### Dataset extract

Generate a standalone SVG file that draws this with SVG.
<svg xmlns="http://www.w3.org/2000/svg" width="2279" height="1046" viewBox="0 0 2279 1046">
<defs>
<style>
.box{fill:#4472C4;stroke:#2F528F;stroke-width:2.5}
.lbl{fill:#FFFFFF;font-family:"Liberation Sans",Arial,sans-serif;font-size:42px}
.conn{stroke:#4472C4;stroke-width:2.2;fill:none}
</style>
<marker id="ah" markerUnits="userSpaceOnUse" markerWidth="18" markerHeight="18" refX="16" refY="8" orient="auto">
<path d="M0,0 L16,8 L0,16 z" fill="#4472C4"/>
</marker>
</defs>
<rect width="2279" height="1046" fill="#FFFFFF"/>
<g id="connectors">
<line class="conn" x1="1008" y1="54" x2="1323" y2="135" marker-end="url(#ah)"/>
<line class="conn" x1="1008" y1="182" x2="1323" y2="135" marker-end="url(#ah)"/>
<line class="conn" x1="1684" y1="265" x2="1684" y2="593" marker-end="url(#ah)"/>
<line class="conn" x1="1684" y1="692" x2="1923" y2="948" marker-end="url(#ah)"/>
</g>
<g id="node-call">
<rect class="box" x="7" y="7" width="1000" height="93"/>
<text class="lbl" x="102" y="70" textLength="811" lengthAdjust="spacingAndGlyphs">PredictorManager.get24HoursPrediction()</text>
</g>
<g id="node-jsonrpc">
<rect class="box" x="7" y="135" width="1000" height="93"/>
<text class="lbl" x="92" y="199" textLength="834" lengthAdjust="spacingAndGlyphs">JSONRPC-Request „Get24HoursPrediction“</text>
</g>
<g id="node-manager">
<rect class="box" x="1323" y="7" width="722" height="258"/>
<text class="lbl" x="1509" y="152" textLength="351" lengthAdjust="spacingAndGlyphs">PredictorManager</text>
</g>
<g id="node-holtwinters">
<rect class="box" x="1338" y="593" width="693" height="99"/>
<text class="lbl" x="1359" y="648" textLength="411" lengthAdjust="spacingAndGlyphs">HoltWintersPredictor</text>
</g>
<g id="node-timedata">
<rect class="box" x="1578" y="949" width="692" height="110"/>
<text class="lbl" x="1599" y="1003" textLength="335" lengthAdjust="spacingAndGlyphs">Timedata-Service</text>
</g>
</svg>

### Requirements
Using the data above, repeat every line exactly.

### Exercise output
Generate a standalone SVG file that draws this with SVG.
<svg xmlns="http://www.w3.org/2000/svg" width="2279" height="1046" viewBox="0 0 2279 1046">
<defs>
<style>
.box{fill:#4472C4;stroke:#2F528F;stroke-width:2.5}
.lbl{fill:#FFFFFF;font-family:"Liberation Sans",Arial,sans-serif;font-size:42px}
.conn{stroke:#4472C4;stroke-width:2.2;fill:none}
</style>
<marker id="ah" markerUnits="userSpaceOnUse" markerWidth="18" markerHeight="18" refX="16" refY="8" orient="auto">
<path d="M0,0 L16,8 L0,16 z" fill="#4472C4"/>
</marker>
</defs>
<rect width="2279" height="1046" fill="#FFFFFF"/>
<g id="connectors">
<line class="conn" x1="1008" y1="54" x2="1323" y2="135" marker-end="url(#ah)"/>
<line class="conn" x1="1008" y1="182" x2="1323" y2="135" marker-end="url(#ah)"/>
<line class="conn" x1="1684" y1="265" x2="1684" y2="593" marker-end="url(#ah)"/>
<line class="conn" x1="1684" y1="692" x2="1923" y2="948" marker-end="url(#ah)"/>
</g>
<g id="node-call">
<rect class="box" x="7" y="7" width="1000" height="93"/>
<text class="lbl" x="102" y="70" textLength="811" lengthAdjust="spacingAndGlyphs">PredictorManager.get24HoursPrediction()</text>
</g>
<g id="node-jsonrpc">
<rect class="box" x="7" y="135" width="1000" height="93"/>
<text class="lbl" x="92" y="199" textLength="834" lengthAdjust="spacingAndGlyphs">JSONRPC-Request „Get24HoursPrediction“</text>
</g>
<g id="node-manager">
<rect class="box" x="1323" y="7" width="722" height="258"/>
<text class="lbl" x="1509" y="152" textLength="351" lengthAdjust="spacingAndGlyphs">PredictorManager</text>
</g>
<g id="node-holtwinters">
<rect class="box" x="1338" y="593" width="693" height="99"/>
<text class="lbl" x="1359" y="648" textLength="411" lengthAdjust="spacingAndGlyphs">HoltWintersPredictor</text>
</g>
<g id="node-timedata">
<rect class="box" x="1578" y="949" width="692" height="110"/>
<text class="lbl" x="1599" y="1003" textLength="335" lengthAdjust="spacingAndGlyphs">Timedata-Service</text>
</g>
</svg>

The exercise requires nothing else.